* WHAT YOU HAVE TO DO *
Retype word for word the first line of the listing and each line after it up to the line with "(chief) at (538,267)", with the pictures taken out.

### DATASET EXTRACT ###

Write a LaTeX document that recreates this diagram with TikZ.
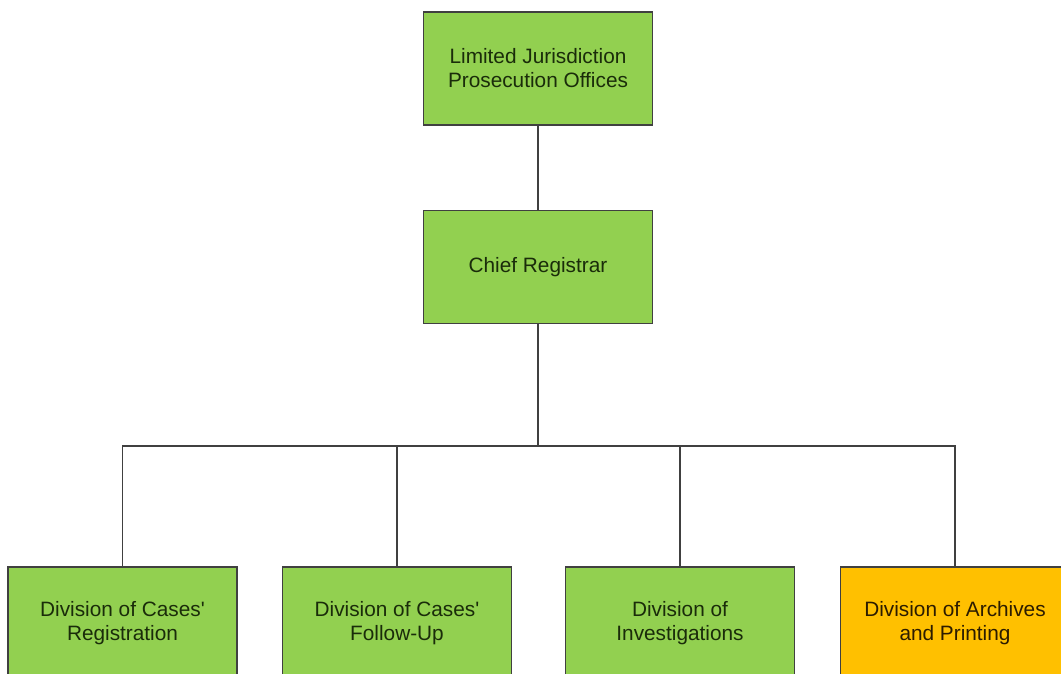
\documentclass[tikz,border=0pt]{standalone}
\usepackage{fontspec}
\setmainfont{Liberation Sans}
\definecolor{boxgreen}{HTML}{92D050}
\definecolor{boxorange}{HTML}{FFC000}
\definecolor{edge}{HTML}{404040}
\definecolor{inkgreen}{HTML}{1A2C0A}
\definecolor{inkbrown}{HTML}{2C1C00}
\begin{document}
\begin{tikzpicture}[x=0.75pt,y=-0.75pt,
  unit/.style={draw=edge,line width=1.1pt,fill=boxgreen,text=inkgreen,
    minimum width=172pt,minimum height=84.5pt,inner sep=2pt,align=center,
    font=\fontsize{15.6}{18}\selectfont},
  archive/.style={unit,fill=boxorange,text=inkbrown},
  link/.style={draw=edge,line width=1.1pt}]
\useasboundingbox (0,0) rectangle (1061,674);
\clip (0,0) rectangle (1061,674);
\fill[white] (0,0) rectangle (1061,674);

% top of the hierarchy
\node[unit] (ljpo) at (538,68.5) {Limited Jurisdiction\\Prosecution Offices};
\node[unit] (chief) at (538,267) {Chief Registrar};

% divisions under the chief registrar
\node[unit] (reg) at (122.5,623.5) {Division of Cases\textquotesingle\\Registration};
\node[unit] (fol) at (397,623.5) {Division of Cases\textquotesingle\\Follow-Up};
\node[unit] (inv) at (680,623.5) {Division of\\Investigations};
\node[archive] (arc) at (955,623.5) {Division of Archives\\and Printing};

% connectors
\coordinate (bus) at (538,446);
\draw[link] (ljpo) -- (chief);
\draw[link] (chief) -- (bus);
\draw[link] (reg.north) |- (arc.north |- bus) -- (arc.north);
\draw[link] (fol.north) -- (fol.north |- bus);
\draw[link] (inv.north) -- (inv.north |- bus);
\end{tikzpicture}
\end{document}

###

* RESPONSE *
Write a LaTeX document that recreates this diagram with TikZ.
\documentclass[tikz,border=0pt]{standalone}
\usepackage{fontspec}
\setmainfont{Liberation Sans}
\definecolor{boxgreen}{HTML}{92D050}
\definecolor{boxorange}{HTML}{FFC000}
\definecolor{edge}{HTML}{404040}
\definecolor{inkgreen}{HTML}{1A2C0A}
\definecolor{inkbrown}{HTML}{2C1C00}
\begin{document}
\begin{tikzpicture}[x=0.75pt,y=-0.75pt,
  unit/.style={draw=edge,line width=1.1pt,fill=boxgreen,text=inkgreen,
    minimum width=172pt,minimum height=84.5pt,inner sep=2pt,align=center,
    font=\fontsize{15.6}{18}\selectfont},
  archive/.style={unit,fill=boxorange,text=inkbrown},
  link/.style={draw=edge,line width=1.1pt}]
\useasboundingbox (0,0) rectangle (1061,674);
\clip (0,0) rectangle (1061,674);
\fill[white] (0,0) rectangle (1061,674);

% top of the hierarchy
\node[unit] (ljpo) at (538,68.5) {Limited Jurisdiction\\Prosecution Offices};
\node[unit] (chief) at (538,267) {Chief Registrar};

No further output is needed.